Кстати, тут мы уже подошли к грани, где его спортивные качества вплотную смыкаются с гражданскими, человеческими. В коллективе Леву с первых дней и по сегодняшний уважают за добрый, отзывчивый характер. У него просто нет и, по-моему, не может быть врагов так же, как для него не существует знаменитых и незнаменитых игроков — все равны в едином и славном футбольном братстве. За каждого он готов встать горой, пойти и требовать, если что-нибудь очень нужно товарищу.
Но можно с нашего вратаря, с коммуниста Яшина брать пример и того, как не следует путать спортивное братство с панибратством, с замазыванием ошибок, со всепрощением.
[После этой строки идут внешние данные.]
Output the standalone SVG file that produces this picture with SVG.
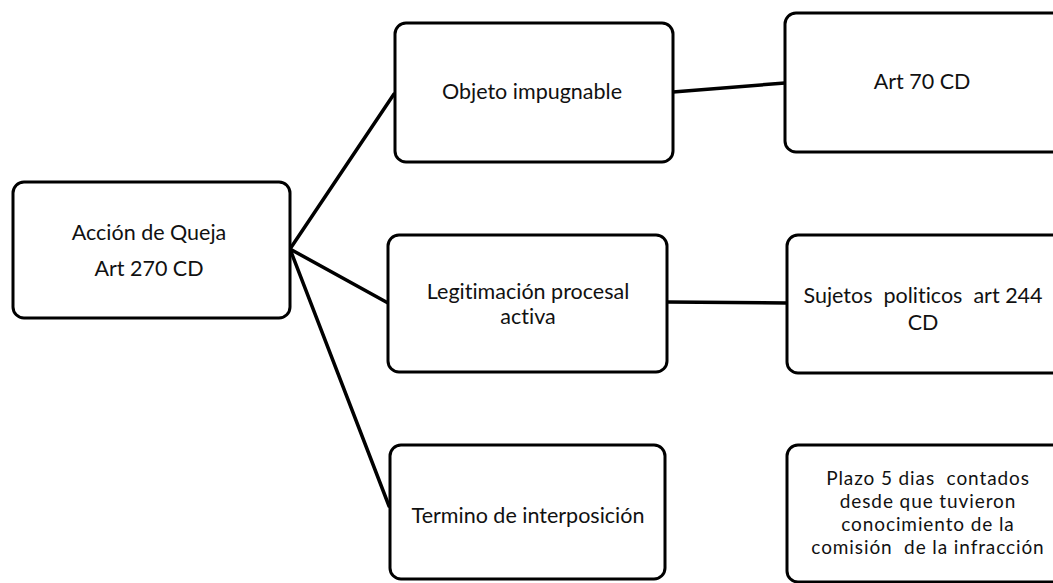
<svg xmlns="http://www.w3.org/2000/svg" width="1053" height="583" viewBox="0 0 1053 583">
  <style>
    .box { fill: #ffffff; stroke: #000000; stroke-width: 3; }
    .lbl { font-family: Lato, "Liberation Sans", sans-serif; font-size: 21.5px; fill: #111111; text-anchor: middle; white-space: pre; font-variant-ligatures: none; }
    .small { font-size: 19px; letter-spacing: 0.9px; }
    .link { stroke: #000000; stroke-width: 3.5; fill: none; stroke-linecap: round; }
  </style>
  <rect width="1053" height="583" fill="#ffffff"/>

  <!-- connectors -->
  <g id="connectors">
    <line class="link" x1="290" y1="249" x2="394" y2="94"/>
    <line class="link" x1="290" y1="249" x2="388" y2="303"/>
    <line class="link" x1="290" y1="249" x2="389" y2="506"/>
    <line class="link" x1="673" y1="92" x2="785" y2="83"/>
    <line class="link" x1="667" y1="302" x2="787" y2="303"/>
  </g>

  <!-- root -->
  <g id="accion-queja">
    <rect class="box" x="13" y="182" width="277" height="136" rx="11"/>
    <text class="lbl" x="149" y="240">Acción de Queja</text>
    <text class="lbl" x="149" y="276">Art 270 CD</text>
  </g>

  <!-- middle column -->
  <g id="objeto-impugnable">
    <rect class="box" x="395" y="23" width="278" height="139" rx="11"/>
    <text class="lbl" x="532" y="99">Objeto impugnable</text>
  </g>
  <g id="legitimacion">
    <rect class="box" x="388" y="235" width="279" height="137" rx="11"/>
    <text class="lbl" x="528" y="299">Legitimación procesal</text>
    <text class="lbl" x="528" y="324">activa</text>
  </g>
  <g id="termino">
    <rect class="box" x="390" y="445" width="275" height="134" rx="11"/>
    <text class="lbl" x="528" y="523">Termino de interposición</text>
  </g>

  <!-- right column -->
  <g id="art-70">
    <rect class="box" x="785" y="13" width="290" height="139" rx="11"/>
    <text class="lbl" x="922" y="89">Art 70 CD</text>
  </g>
  <g id="sujetos">
    <rect class="box" x="787" y="235" width="290" height="138" rx="11"/>
    <text class="lbl" x="923" y="303">Sujetos  politicos  art 244</text>
    <text class="lbl" x="923" y="330">CD</text>
  </g>
  <g id="plazo">
    <rect class="box" x="787" y="445" width="290" height="137" rx="11"/>
    <text class="lbl small" x="928" y="485">Plazo 5 dias  contados</text>
    <text class="lbl small" x="928" y="508">desde que tuvieron</text>
    <text class="lbl small" x="928" y="531">conocimiento de la</text>
    <text class="lbl small" x="928" y="554">comisión  de la infracción</text>
  </g>
</svg>
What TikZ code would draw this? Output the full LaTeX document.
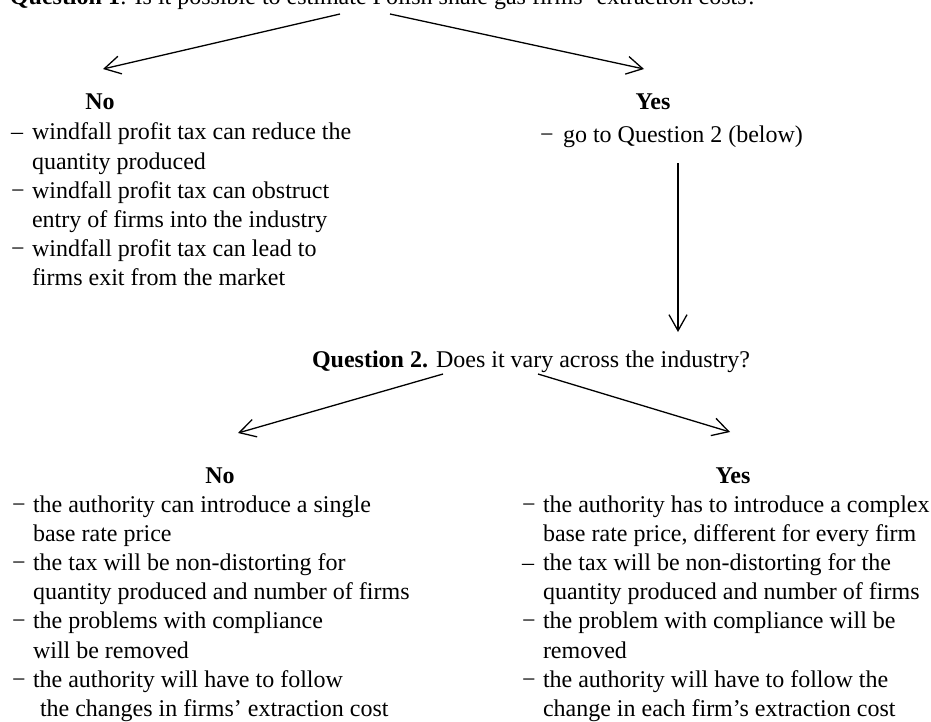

Кто не помнит тяжелых неудач московского «Динамо» в шестидесятом и особенно в шестьдесят первом году. Многое объясняли болезнями, но, честно говоря, больше всего вредили коллективу нарушители дисциплины.
Нужен был очень прямой, принципиальный разговор. И начал его ни кто иной, как Лев Яшин. Тяжело было ему — и сейчас не скрывает,— ибо речь шла о самых близких товарищах, о Федосове, Шаповалове. С Федосовым они были друзьями семь лет, вместе ездили на рыбалку, восхищались удачным клевом, варили уху, вели неторопливые беседы… Но эти люди вредили команде, вредили футболу, и Лева, не задумываясь, первый предложил:
— Отчислить!
Ни один советский футболист за всю уж не такую короткую историю советского спорта не добивался таких успехов и наград, как Яшин. Он первым из вратарей континента был признан в 1963 году лучшим футболистом Европы — имя, которое уже само по себе дает пропуск в «спортивное бессмертие». В Лондоне организационный комитет следующего, мексиканского, турнира торжественно провозгласил его лучшим вратарем чемпионата мира 1966 года… Да разве все перечислишь? Да я и не собираюсь ничего этого делать. Достигнув такого признания и славы, он остается скромным, простым, обыкновенным человеком. Ни зазнайства, ни высокомерия. Он продолжает сердечно дружить с теми, с кем начинал когда-то сражаться, кто уже оставил команду — с Женей Шатровым, Георгием Рябовым и многими другими.
Вот разговорился, и не могу, как видите, остановиться. Так у меня всегда бывает, когда беседа заходит о Яшине. Боюсь, как бы чего не пропустить, не забыть сказать о нем людям. Коммунист. Отлично закончил Высшую партийную школу при ЦК КПСС. Прекрасный семьянин. Человек, безгранично влюбленный в природу, в рыбную ловлю, в сказочность русского леса…
Но все это «земные» его черты, а к торжеству, к величию, к славе его поднял спорт, которому он служит верно и честно.
ВМЕСТО ЭПИЛОГА
Я хочу поделиться с читателями некоторыми, если так можно выразиться, «профессиональными секретами».
Каждый раз, когда начинаешь очередную книгу, всегда тебя вдруг одолевает какой-то необъяснимый, но тяжелый страх: кажется, что у тебя совершенно нет материала для задуманного и выстраданного произведения, что ты взялся за непосильный труд и ни за что не сможешь «дотянуть до конца».
Но вот проходят долгие месяцы напряженной работы, и тебя охватывает настоящий ужас уже оттого, что ты не вместил в отведенные тебе издательством рамки и десятой доли того, что хотел и должен был бы вместить.